> **WHAT IS ASKED**
In the records below, find the line containing "Generate a Python" and the line containing "vcd_08 = [0.3, 3.50, 4.88, 7.95, 9.40, 9.95]". Give again exactly those lines and every line between them, omitting the pictures.

[Part of a data file]

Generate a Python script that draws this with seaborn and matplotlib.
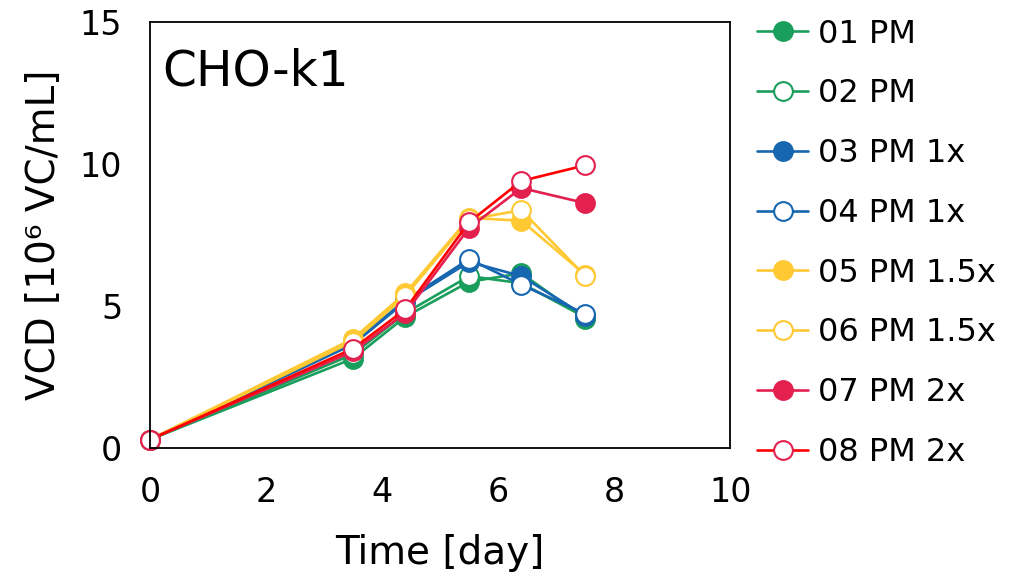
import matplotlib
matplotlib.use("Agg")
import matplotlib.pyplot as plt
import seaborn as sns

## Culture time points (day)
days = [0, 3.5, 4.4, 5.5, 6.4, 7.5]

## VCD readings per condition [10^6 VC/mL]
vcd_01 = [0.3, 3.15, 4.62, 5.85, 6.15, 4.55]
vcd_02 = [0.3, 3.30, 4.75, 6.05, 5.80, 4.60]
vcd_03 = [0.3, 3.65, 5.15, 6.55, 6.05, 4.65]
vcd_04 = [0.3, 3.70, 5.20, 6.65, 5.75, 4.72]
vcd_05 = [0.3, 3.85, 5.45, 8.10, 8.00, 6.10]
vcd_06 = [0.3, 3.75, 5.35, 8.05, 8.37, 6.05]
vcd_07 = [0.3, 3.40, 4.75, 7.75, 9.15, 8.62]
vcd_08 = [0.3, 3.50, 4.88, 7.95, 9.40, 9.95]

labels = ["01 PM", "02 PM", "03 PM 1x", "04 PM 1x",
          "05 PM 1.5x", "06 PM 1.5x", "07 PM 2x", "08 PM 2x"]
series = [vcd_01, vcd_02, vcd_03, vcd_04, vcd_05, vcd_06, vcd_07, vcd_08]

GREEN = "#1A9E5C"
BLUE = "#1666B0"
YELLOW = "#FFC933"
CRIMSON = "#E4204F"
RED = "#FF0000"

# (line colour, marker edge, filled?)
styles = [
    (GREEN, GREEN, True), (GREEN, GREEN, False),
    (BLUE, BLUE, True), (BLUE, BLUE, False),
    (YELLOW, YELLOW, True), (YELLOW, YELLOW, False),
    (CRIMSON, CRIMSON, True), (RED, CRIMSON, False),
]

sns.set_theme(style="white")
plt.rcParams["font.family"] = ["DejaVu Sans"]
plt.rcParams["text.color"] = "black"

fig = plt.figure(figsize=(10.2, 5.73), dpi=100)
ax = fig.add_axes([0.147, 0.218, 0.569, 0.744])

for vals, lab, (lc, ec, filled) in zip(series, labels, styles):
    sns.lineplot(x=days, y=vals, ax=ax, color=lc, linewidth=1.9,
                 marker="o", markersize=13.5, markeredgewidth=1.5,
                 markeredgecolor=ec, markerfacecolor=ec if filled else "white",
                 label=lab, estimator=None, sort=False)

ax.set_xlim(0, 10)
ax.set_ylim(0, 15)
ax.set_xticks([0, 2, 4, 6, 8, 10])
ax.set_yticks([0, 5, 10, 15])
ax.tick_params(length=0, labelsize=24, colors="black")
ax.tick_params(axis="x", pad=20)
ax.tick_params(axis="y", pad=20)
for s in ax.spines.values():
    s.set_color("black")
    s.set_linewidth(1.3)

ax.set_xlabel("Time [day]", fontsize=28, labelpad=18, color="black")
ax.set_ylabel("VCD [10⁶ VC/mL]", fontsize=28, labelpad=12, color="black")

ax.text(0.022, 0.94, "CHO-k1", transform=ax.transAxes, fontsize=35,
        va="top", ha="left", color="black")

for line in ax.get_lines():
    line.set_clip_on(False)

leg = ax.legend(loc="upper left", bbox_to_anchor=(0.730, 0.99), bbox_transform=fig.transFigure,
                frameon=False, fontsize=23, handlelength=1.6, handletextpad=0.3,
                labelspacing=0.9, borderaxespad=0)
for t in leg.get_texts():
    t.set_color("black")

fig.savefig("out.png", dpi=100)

...

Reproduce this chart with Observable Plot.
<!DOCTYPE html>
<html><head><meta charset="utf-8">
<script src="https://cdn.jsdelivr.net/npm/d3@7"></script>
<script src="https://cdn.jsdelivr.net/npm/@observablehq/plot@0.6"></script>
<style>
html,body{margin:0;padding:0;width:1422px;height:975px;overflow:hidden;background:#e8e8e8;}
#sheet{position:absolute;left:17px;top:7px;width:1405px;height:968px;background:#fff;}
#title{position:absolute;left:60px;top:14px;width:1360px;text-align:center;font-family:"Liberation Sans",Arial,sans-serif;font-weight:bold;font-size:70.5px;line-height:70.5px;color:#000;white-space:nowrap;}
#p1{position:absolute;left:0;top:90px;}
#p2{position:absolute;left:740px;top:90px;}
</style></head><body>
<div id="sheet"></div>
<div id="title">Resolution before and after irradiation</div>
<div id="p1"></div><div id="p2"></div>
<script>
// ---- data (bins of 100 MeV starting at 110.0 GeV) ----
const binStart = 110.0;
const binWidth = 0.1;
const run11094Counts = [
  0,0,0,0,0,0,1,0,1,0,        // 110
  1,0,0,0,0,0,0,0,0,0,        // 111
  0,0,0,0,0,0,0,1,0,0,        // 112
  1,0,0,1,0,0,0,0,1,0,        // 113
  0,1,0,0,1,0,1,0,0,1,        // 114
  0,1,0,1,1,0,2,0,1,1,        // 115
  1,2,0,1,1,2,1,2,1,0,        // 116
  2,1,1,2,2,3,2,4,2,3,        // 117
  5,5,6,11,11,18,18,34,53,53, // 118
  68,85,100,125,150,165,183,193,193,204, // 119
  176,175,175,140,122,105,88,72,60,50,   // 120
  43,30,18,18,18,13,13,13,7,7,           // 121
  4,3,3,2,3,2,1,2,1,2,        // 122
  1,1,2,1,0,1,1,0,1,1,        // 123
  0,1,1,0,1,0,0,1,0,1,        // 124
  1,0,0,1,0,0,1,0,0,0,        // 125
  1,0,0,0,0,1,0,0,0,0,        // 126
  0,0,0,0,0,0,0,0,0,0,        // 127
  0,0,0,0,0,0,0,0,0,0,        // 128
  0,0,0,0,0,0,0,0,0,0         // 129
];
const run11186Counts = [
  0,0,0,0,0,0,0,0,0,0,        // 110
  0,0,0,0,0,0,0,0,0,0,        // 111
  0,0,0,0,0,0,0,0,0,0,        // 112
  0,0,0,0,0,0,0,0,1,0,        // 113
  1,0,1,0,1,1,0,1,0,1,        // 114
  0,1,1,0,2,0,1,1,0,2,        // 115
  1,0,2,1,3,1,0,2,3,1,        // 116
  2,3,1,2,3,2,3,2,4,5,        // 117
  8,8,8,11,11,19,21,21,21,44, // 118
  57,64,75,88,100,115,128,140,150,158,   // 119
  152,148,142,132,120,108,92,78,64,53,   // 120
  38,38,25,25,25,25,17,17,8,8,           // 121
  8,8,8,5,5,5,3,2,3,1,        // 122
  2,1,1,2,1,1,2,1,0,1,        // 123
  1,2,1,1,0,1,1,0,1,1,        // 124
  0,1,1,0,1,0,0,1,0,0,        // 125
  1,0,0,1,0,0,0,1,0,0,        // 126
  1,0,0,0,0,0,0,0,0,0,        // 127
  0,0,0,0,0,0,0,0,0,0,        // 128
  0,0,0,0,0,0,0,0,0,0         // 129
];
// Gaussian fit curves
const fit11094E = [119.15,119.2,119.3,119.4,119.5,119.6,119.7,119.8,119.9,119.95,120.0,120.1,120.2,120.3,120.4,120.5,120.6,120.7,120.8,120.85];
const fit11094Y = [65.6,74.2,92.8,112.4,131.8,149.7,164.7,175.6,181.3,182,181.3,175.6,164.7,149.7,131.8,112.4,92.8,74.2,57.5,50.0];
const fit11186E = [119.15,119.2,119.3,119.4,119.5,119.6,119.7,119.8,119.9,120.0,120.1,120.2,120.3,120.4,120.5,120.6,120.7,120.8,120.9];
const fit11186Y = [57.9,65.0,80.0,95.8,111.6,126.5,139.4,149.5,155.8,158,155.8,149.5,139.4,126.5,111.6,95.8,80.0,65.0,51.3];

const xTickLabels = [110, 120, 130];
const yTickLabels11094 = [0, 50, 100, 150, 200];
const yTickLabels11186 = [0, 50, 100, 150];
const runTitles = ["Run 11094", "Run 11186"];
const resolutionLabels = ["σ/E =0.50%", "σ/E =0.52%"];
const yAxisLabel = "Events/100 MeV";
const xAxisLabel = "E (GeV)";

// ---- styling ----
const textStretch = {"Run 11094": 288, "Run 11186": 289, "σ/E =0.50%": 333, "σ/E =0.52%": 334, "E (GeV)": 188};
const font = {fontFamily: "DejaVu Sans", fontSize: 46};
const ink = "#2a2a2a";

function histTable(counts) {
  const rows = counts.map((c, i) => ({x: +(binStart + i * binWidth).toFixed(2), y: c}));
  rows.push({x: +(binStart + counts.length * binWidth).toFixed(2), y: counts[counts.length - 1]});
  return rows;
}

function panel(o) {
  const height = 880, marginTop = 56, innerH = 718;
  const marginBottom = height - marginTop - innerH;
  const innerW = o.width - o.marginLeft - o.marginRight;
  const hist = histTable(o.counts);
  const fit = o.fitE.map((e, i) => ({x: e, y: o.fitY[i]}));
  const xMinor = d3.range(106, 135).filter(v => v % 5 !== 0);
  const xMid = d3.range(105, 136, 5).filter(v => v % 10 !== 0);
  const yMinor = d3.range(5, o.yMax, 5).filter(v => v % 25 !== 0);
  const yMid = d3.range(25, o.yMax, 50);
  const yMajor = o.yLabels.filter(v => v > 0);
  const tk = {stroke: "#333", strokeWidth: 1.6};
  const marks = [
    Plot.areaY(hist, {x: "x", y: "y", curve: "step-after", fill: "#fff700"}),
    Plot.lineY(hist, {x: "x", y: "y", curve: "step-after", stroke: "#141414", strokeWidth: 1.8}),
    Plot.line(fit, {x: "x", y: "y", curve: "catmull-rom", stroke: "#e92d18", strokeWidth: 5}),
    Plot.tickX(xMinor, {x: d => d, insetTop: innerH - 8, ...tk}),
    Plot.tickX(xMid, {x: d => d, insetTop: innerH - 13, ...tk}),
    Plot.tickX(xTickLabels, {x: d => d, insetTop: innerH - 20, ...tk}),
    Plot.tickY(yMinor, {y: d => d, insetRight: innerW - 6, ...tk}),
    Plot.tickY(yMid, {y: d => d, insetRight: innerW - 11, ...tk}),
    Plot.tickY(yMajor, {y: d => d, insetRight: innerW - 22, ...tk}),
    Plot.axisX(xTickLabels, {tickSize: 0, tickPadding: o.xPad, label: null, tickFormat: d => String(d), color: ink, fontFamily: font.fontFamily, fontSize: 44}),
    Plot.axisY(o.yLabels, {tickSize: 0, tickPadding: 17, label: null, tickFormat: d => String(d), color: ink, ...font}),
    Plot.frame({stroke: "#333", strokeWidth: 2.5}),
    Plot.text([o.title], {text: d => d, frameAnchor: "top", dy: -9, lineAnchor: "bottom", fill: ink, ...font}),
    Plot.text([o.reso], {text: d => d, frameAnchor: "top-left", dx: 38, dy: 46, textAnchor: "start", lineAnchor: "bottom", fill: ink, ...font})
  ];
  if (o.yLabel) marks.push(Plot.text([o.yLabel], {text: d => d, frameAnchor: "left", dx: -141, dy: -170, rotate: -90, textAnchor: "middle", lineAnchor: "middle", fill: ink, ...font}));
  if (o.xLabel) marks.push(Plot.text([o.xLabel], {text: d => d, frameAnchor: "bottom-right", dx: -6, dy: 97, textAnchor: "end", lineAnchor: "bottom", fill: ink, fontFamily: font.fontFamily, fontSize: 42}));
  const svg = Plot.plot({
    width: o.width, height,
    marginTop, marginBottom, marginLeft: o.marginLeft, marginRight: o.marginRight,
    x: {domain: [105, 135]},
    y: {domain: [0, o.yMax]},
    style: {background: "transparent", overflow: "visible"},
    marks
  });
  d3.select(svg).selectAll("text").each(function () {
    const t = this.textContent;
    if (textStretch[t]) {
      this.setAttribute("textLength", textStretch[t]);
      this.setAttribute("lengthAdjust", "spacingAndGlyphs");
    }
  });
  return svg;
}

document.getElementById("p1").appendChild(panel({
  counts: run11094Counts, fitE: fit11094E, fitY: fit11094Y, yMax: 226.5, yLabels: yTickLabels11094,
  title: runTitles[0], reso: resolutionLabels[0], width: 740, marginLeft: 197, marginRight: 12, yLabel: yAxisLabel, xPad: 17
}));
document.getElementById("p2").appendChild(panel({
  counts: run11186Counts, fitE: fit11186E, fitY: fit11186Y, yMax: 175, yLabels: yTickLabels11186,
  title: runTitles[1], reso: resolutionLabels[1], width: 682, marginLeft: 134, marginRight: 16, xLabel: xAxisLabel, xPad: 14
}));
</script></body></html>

> **OUTPUT**
Generate a Python script that draws this with seaborn and matplotlib.
import matplotlib
matplotlib.use("Agg")
import matplotlib.pyplot as plt
import seaborn as sns

## Culture time points (day)
days = [0, 3.5, 4.4, 5.5, 6.4, 7.5]

## VCD readings per condition [10^6 VC/mL]
vcd_01 = [0.3, 3.15, 4.62, 5.85, 6.15, 4.55]
vcd_02 = [0.3, 3.30, 4.75, 6.05, 5.80, 4.60]
vcd_03 = [0.3, 3.65, 5.15, 6.55, 6.05, 4.65]
vcd_04 = [0.3, 3.70, 5.20, 6.65, 5.75, 4.72]
vcd_05 = [0.3, 3.85, 5.45, 8.10, 8.00, 6.10]
vcd_06 = [0.3, 3.75, 5.35, 8.05, 8.37, 6.05]
vcd_07 = [0.3, 3.40, 4.75, 7.75, 9.15, 8.62]
vcd_08 = [0.3, 3.50, 4.88, 7.95, 9.40, 9.95]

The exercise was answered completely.